The Cheerios Effect
August 25, 2016
If
mothers told their young
physicists not to play with their
food, the
youngsters weren't listening. Quite a few
discoveries have been made through
observations of food items. I've written about several on this
blog, including the
packing of
M&M candy (
Packing, November 30, 2010), the
Brazil nut effect (
Rivers of Sand, December 22, 2014), and
wine "legs" (
Oenodynamics, November 29, 2011).
The
unexpected discovery about the
lens-shaped M&M candies is that their
random packing fills space to 68%, while a random packing of
spheres achieves just 64%.
Ellipsoids of a different
aspect ratio than the M&M candies were found to fill space 78% in random packing.[1]
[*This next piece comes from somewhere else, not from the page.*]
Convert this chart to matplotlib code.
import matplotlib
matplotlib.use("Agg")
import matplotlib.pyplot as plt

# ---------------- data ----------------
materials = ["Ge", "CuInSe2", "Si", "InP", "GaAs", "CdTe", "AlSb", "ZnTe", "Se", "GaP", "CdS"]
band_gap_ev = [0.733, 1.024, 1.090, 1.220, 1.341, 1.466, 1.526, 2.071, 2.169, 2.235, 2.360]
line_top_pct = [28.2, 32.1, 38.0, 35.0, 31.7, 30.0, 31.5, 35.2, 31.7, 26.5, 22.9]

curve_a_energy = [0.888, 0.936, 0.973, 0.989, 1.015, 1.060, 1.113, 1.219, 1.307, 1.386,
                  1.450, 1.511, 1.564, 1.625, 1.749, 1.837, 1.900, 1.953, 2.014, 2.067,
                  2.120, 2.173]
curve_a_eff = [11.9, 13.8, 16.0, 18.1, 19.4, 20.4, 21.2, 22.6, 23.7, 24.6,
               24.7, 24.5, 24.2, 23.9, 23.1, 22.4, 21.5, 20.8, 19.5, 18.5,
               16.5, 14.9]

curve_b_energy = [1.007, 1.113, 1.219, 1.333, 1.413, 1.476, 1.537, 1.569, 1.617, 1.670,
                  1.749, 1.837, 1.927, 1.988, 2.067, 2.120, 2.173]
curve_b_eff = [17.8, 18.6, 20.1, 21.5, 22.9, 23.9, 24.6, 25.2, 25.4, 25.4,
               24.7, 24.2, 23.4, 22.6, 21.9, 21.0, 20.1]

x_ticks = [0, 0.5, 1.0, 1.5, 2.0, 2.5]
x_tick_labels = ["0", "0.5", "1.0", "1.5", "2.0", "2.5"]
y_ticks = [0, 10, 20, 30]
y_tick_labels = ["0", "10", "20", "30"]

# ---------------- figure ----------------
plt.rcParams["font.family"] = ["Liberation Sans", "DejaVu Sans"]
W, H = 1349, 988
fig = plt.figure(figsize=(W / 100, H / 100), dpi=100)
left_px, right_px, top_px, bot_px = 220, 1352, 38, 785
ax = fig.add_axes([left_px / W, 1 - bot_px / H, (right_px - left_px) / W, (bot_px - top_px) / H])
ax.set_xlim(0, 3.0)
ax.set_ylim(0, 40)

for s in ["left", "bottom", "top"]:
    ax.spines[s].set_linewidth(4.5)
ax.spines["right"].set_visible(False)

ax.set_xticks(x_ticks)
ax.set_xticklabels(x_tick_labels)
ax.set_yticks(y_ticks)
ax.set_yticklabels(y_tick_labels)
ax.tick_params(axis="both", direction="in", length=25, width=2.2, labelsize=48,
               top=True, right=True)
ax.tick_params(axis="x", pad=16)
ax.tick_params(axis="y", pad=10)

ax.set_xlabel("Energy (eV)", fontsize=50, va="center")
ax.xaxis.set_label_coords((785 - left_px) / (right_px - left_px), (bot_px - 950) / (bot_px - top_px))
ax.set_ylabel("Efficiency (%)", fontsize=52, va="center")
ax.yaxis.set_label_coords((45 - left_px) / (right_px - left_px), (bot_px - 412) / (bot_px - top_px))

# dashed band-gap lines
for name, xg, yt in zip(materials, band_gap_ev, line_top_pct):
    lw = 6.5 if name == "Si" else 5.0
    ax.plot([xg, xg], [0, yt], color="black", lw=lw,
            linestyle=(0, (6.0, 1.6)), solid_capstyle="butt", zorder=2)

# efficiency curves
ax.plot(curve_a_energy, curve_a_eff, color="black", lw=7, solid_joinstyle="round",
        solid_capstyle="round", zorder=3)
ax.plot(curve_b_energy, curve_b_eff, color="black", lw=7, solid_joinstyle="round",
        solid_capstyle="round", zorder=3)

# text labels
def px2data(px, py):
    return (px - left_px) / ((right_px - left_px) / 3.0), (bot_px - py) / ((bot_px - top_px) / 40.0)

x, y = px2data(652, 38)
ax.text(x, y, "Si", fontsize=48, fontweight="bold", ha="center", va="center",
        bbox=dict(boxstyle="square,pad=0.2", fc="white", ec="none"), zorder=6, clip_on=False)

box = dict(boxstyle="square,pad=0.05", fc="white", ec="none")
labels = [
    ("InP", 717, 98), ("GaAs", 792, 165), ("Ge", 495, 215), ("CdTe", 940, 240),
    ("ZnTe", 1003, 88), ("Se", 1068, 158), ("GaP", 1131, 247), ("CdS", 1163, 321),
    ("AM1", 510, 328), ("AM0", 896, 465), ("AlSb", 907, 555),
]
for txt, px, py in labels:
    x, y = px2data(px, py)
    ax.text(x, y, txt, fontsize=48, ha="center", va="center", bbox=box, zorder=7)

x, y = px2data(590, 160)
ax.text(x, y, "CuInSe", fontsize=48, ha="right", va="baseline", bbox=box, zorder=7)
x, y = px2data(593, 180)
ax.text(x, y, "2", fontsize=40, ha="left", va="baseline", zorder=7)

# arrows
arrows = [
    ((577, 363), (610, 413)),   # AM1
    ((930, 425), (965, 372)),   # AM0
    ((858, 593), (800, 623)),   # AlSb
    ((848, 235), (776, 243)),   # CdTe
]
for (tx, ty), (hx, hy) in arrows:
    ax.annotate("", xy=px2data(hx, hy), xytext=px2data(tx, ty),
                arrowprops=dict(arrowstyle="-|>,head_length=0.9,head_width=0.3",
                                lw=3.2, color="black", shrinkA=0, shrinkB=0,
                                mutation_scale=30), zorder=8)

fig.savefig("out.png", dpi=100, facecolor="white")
The well-known Brazil nut effect is the tendency for large
nuts to move to the top of a container of mixed nuts after
shaking. While noticed in cans of mixed nuts, this
phenomenon happens in any vertically-shaken, dry,
granular mixture of large and small
particles.[2-3]
One interesting food property that young physicist are likely to have seen is the
Cheerios effect, named after a popular
breakfast cereal.[4] The Cheerios effect describes the aggregation of objects
floating on the
surface of a
liquid. The individual Cheerios sit on a
meniscus that's lower than the liquid level, so neighbor Cheerios will "fall" towards each other; that is, they attract each other.
| A demonstration of the Cheerios effect.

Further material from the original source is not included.